In the current study, sol-gel auto combustion was used to synthesize Pr³⁺ ion doped Pr_xLa_2-xO₃/SnO₂ nanocomposites. The synthesized samples with their crystalline structures were examined using the X-ray diffraction (XRD) technique. Using the Scherrer formula, the crystallite size is determined to be 6.34 to 7.03 nm. It was observed that the lattice constant down to decrease with increasing the Pr³⁺ ion concentrations. Transmission electron microscopy (TEM) verified the morphology of nanocomposites and revealed that the average particle size was measured between 13 and 20 nm. Impedance analysis of synthetic samples was performed in the applied frequency ranging from 1 MHz to 3 GHz using impedance analyzer. The impact of Pr³⁺ ion doping on different parameters such as impedance, electric modulus, dielectric constant, tangent loss and AC conductivity were examined. These plots assist in analyzing relaxation phenomena which was found due to hoping mechanism.
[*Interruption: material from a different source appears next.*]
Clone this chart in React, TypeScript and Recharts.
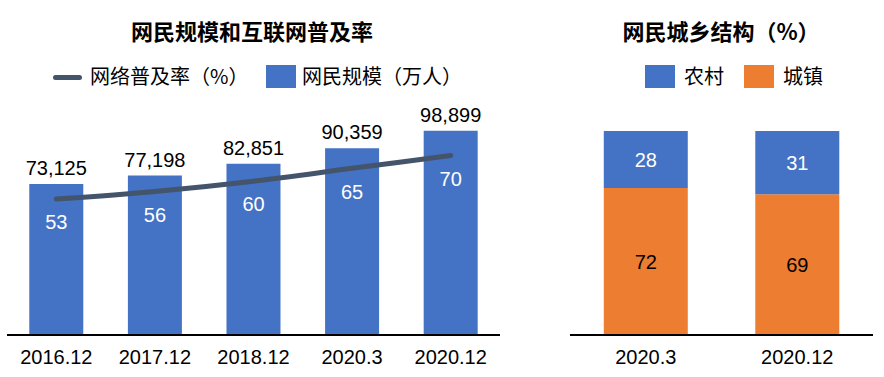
import React from "react"
import {
  ComposedChart,
  BarChart,
  Bar,
  Line,
  XAxis,
  YAxis,
  LabelList,
} from "recharts"

const periods = ["2016.12", "2017.12", "2018.12", "2020.3", "2020.12"]
const netizens = [73125, 77198, 82851, 90359, 98899]
const penetration = [53, 56, 60, 65, 70]

const structPeriods = ["2020.3", "2020.12"]
const rural = [28, 31]
const urban = [72, 69]

const BLUE = "#4472C4"
const ORANGE = "#ED7D31"
const SLATE = "#44546A"
const FONT = "'Liberation Sans', 'Noto Sans CJK SC', sans-serif"
const CJK = "'Noto Sans CJK SC', sans-serif"

const sizeData = periods.map((p, i) => ({ period: p, size: netizens[i], rate: penetration[i] }))
const structData = structPeriods.map((p, i) => ({ period: p, rural: rural[i], urban: urban[i] }))

const tickStyle = { fontSize: 20, fill: "#000", fontFamily: FONT }

// legend entry, placed by hand like the office chart it copies
function LegendItem({ x, textX, color, label, line }: { x: number; textX: number; color: string; label: string; line?: boolean }) {
  return (
    <>
      {line ? (
        <span style={{ position: "absolute", left: x, top: 75, width: 29, height: 5, borderRadius: 3, background: color }} />
      ) : (
        <span style={{ position: "absolute", left: x, top: 65, width: 30, height: 23, background: color }} />
      )}
      <span style={{ position: "absolute", left: textX, top: 62, lineHeight: "28px", fontSize: 20, fontFamily: CJK, whiteSpace: "nowrap" }}>
        {label}
      </span>
    </>
  )
}

export default function App() {
  return (
    <div style={{ position: "absolute", left: 0, top: 0, width: 884, height: 377, background: "#fff", fontFamily: FONT }}>
      <div style={{ position: "absolute", left: 0, width: 504, top: 16, textAlign: "center", fontFamily: CJK, fontWeight: 700, fontSize: 22, lineHeight: "28px" }}>
        网民规模和互联网普及率
      </div>
      <div style={{ position: "absolute", left: 560, width: 322, top: 16, textAlign: "center", fontFamily: CJK, fontWeight: 700, fontSize: 22, lineHeight: "28px" }}>
        网民城乡结构（%）
      </div>

      <LegendItem x={53} textX={90} color={SLATE} label="网络普及率（%）" line />
      <LegendItem x={266} textX={302} color={BLUE} label="网民规模（万人）" />
      <LegendItem x={645} textX={684} color={BLUE} label="农村" />
      <LegendItem x={744} textX={783} color={ORANGE} label="城镇" />

      <div style={{ position: "absolute", left: 0, top: 0 }}>
        <ComposedChart
          width={560}
          height={377}
          data={sizeData}
          margin={{ top: 85, right: 60, bottom: 12, left: 7 }}
          barCategoryGap="22.6%"
        >
          <XAxis
            dataKey="period"
            tickLine={false}
            tickMargin={9}
            axisLine={{ stroke: "#000", strokeWidth: 2 }}
            tick={tickStyle}
            height={30}
          />
          <YAxis yAxisId="size" hide domain={[0, 121000]} />
          <YAxis yAxisId="rate" hide orientation="right" domain={[0, 97.5]} />
          <Bar yAxisId="size" dataKey="size" name="网民规模（万人）" fill={BLUE} isAnimationActive={false}>
            <LabelList
              dataKey="size"
              position="top"
              offset={9}
              formatter={(v: any) => Number(v).toLocaleString("en-US")}
              style={{ fontSize: 20, fill: "#000", fontFamily: FONT }}
            />
          </Bar>
          <Line
            yAxisId="rate"
            type="monotone"
            dataKey="rate"
            name="网络普及率（%）"
            stroke={SLATE}
            strokeWidth={5}
            strokeLinecap="round"
            dot={false}
            activeDot={false}
            isAnimationActive={false}
          >
            <LabelList
              dataKey="rate"
              position="bottom"
              offset={16}
              style={{ fontSize: 20, fill: "#fff", fontFamily: FONT }}
            />
          </Line>
        </ComposedChart>
      </div>

      <div style={{ position: "absolute", left: 560, top: 0 }}>
        <BarChart
          width={324}
          height={377}
          data={structData}
          margin={{ top: 131, right: 11, bottom: 12, left: 10 }}
          barCategoryGap="22.3%"
        >
          <XAxis
            dataKey="period"
            tickLine={false}
            tickMargin={9}
            axisLine={{ stroke: "#000", strokeWidth: 2 }}
            tick={tickStyle}
            height={30}
          />
          <YAxis hide domain={[0, 100]} />
          <Bar dataKey="urban" name="城镇" stackId="s" fill={ORANGE} isAnimationActive={false}>
            <LabelList dataKey="urban" position="center" style={{ fontSize: 20, fill: "#000", fontFamily: FONT }} />
          </Bar>
          <Bar dataKey="rural" name="农村" stackId="s" fill={BLUE} isAnimationActive={false}>
            <LabelList dataKey="rural" position="center" style={{ fontSize: 20, fill: "#fff", fontFamily: FONT }} />
          </Bar>
        </BarChart>
      </div>
    </div>
  )
}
The conductive nature of grain boundaries at high frequencies led to a decrease in impedance with frequency. Semicircles in Cole-Cole plot indicates different relaxation time. Moreover, incomplete semicircles provide conclusive proof of relaxation in the materials that is non-Debye in nature. According to the findings, the synthesized nanocomposites can be used in microwave or energy storage devices.